Worried about new signs the drug can cause fatal liver damage, Pfizer (NYSE:PFE) voluntarily pulled the plug on Friday on its blood-pressure drug Thelin.
Pfizer said it decided to halt the sale of the drug because a new potentially “life-threatening idiosyncratic risk of liver injury with Thelin has been observed.”
The world’s largest drug maker also said it is halting clinical studies of Thelin worldwide. Thelin had already been approved for use in the European Union, Canada and Australia.
“Pfizer's priority is to ensure the safety and well-being of patients, and we are in the process of communicating all of this information to the appropriate medical professionals and regulatory authorities in all regions as quickly as possible," Cara Cassino, a vice president in Pfizer’s pulmonary vascular disease unit, said in a statement.

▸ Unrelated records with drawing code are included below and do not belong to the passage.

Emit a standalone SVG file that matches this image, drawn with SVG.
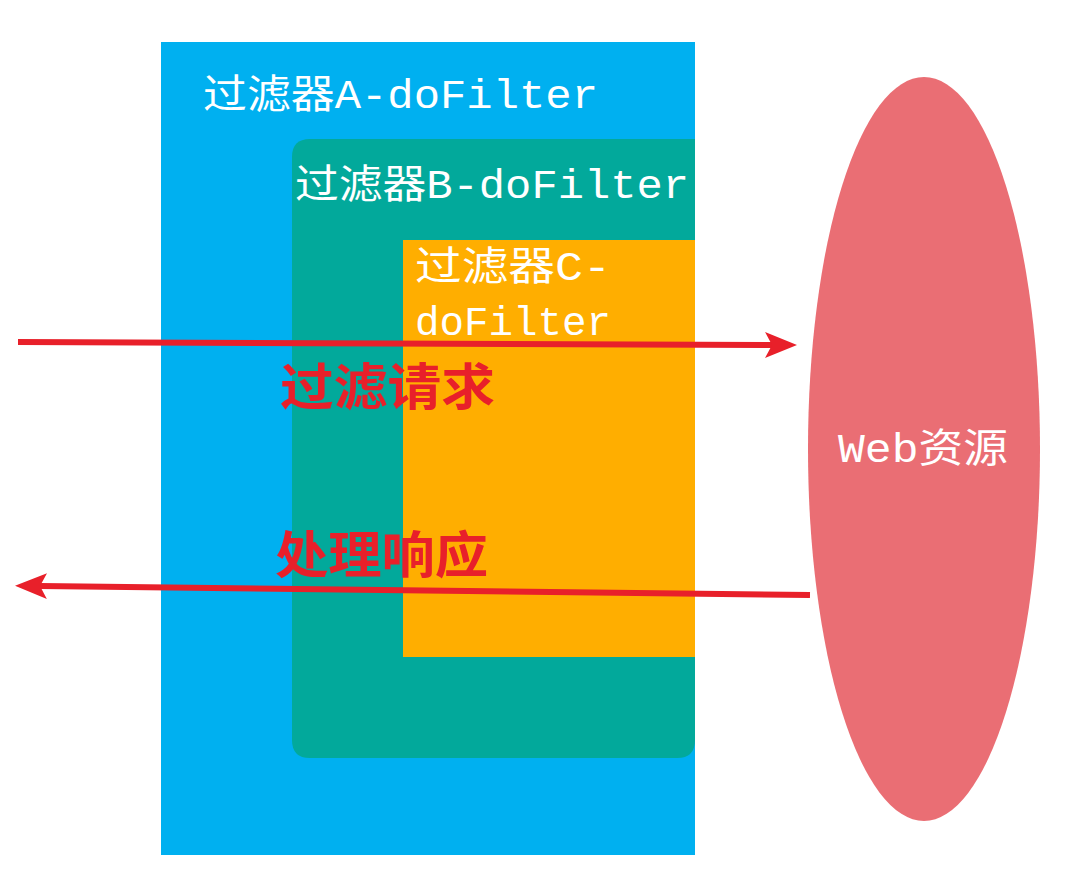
<svg xmlns="http://www.w3.org/2000/svg" width="1088" height="889" viewBox="0 0 1088 889">
<defs>
<marker id="ah" markerUnits="userSpaceOnUse" markerWidth="34" markerHeight="30" refX="7" refY="15" orient="auto">
<path d="M0,2 L32,15 L0,28 L7,15 Z" fill="#e8202a"/>
</marker>
</defs>
<style>
.lbl{font-family:"Liberation Mono","Noto Sans CJK SC",monospace;fill:#ffffff;font-size:40px}
.red{font-family:"Noto Sans CJK SC",sans-serif;fill:#e8202a;font-size:50px;font-weight:bold}
.arrow{stroke:#e8202a;stroke-width:6;fill:none;stroke-linecap:butt}
</style>
<rect width="1088" height="889" fill="#ffffff"/>
<g id="filterA">
<rect x="161" y="42" width="534" height="813" fill="#00b0f0"/>
<text class="lbl" x="203" y="108" textLength="395" lengthAdjust="spacingAndGlyphs">过滤器A-doFilter</text>
</g>
<g id="filterB">
<path d="M310,139 L695,139 L695,740 Q695,758 677,758 L310,758 Q292,758 292,740 L292,157 Q292,139 310,139 Z" fill="#02a99b"/>
<text class="lbl" x="295" y="198" textLength="394" lengthAdjust="spacingAndGlyphs">过滤器B-doFilter</text>
</g>
<g id="filterC">
<rect x="403" y="240" width="292" height="417" fill="#ffae00"/>
<text class="lbl" x="415" y="280" textLength="196" lengthAdjust="spacingAndGlyphs">过滤器C-</text>
<text class="lbl" x="415" y="335" textLength="196" lengthAdjust="spacingAndGlyphs">doFilter</text>
</g>
<g id="web">
<ellipse cx="924" cy="449" rx="116" ry="372" fill="#ea6e74"/>
<text class="lbl" x="838" y="462" textLength="170" lengthAdjust="spacingAndGlyphs">Web资源</text>
</g>
<g id="connectors">
<line class="arrow" x1="18" y1="342" x2="772" y2="345" marker-end="url(#ah)"/>
<line class="arrow" x1="810" y1="595" x2="40" y2="586" marker-end="url(#ah)"/>
</g>
<g id="labels">
<text class="red" x="280" y="405" textLength="215" lengthAdjust="spacingAndGlyphs">过滤请求</text>
<text class="red" x="275" y="573" textLength="213" lengthAdjust="spacingAndGlyphs">处理响应</text>
</g>
</svg>
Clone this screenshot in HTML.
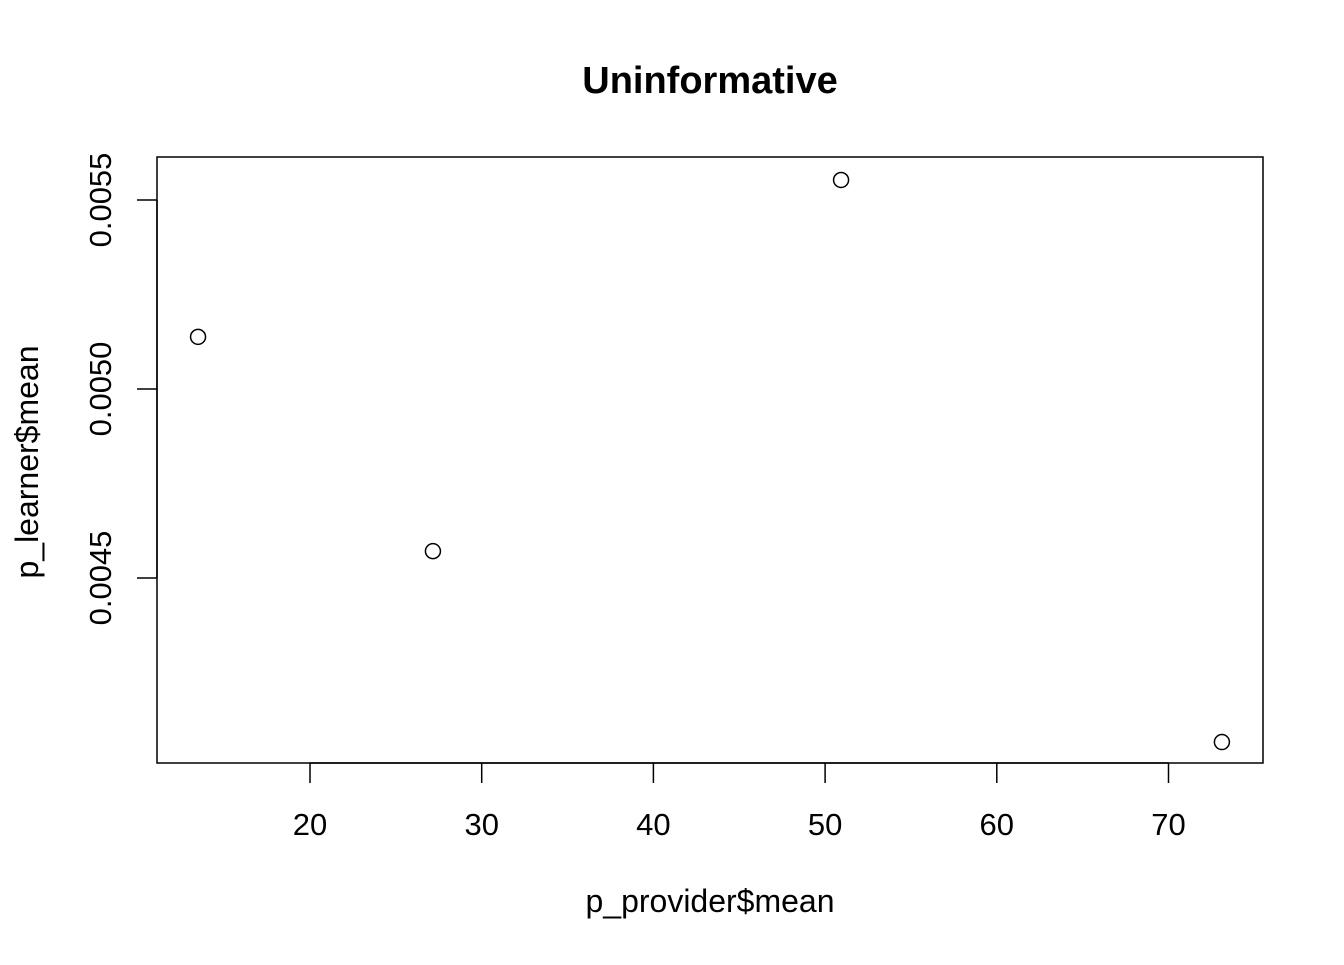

Pfizer said its decision was based on a review of emerging safety information from clinical trials and post-marketing reports. It concluded that, given available alternatives, the overall benefit of Thelin no longer outweighed the risks associated with it.
Pfizer said it is recommending “no new patients be prescribed” the drug and patients already taking it be “transitioned to appropriate alternate therapies as soon as safely possible.”
Pfizer said it remains committed to research in pulmonary vascular disease. Thelin competes with Tracleer, which is made by Swiss drug maker Actelion, a potential Pfizer takeover target.
Shareholders took the news in stride, sending Pfizer’s stock down just 0.5% to $16.68.
The move comes just weeks after Jeffrey Kindler surprised the drug industry by stepping down from his post as Pfizer CEO. He has been replaced by Ian Read.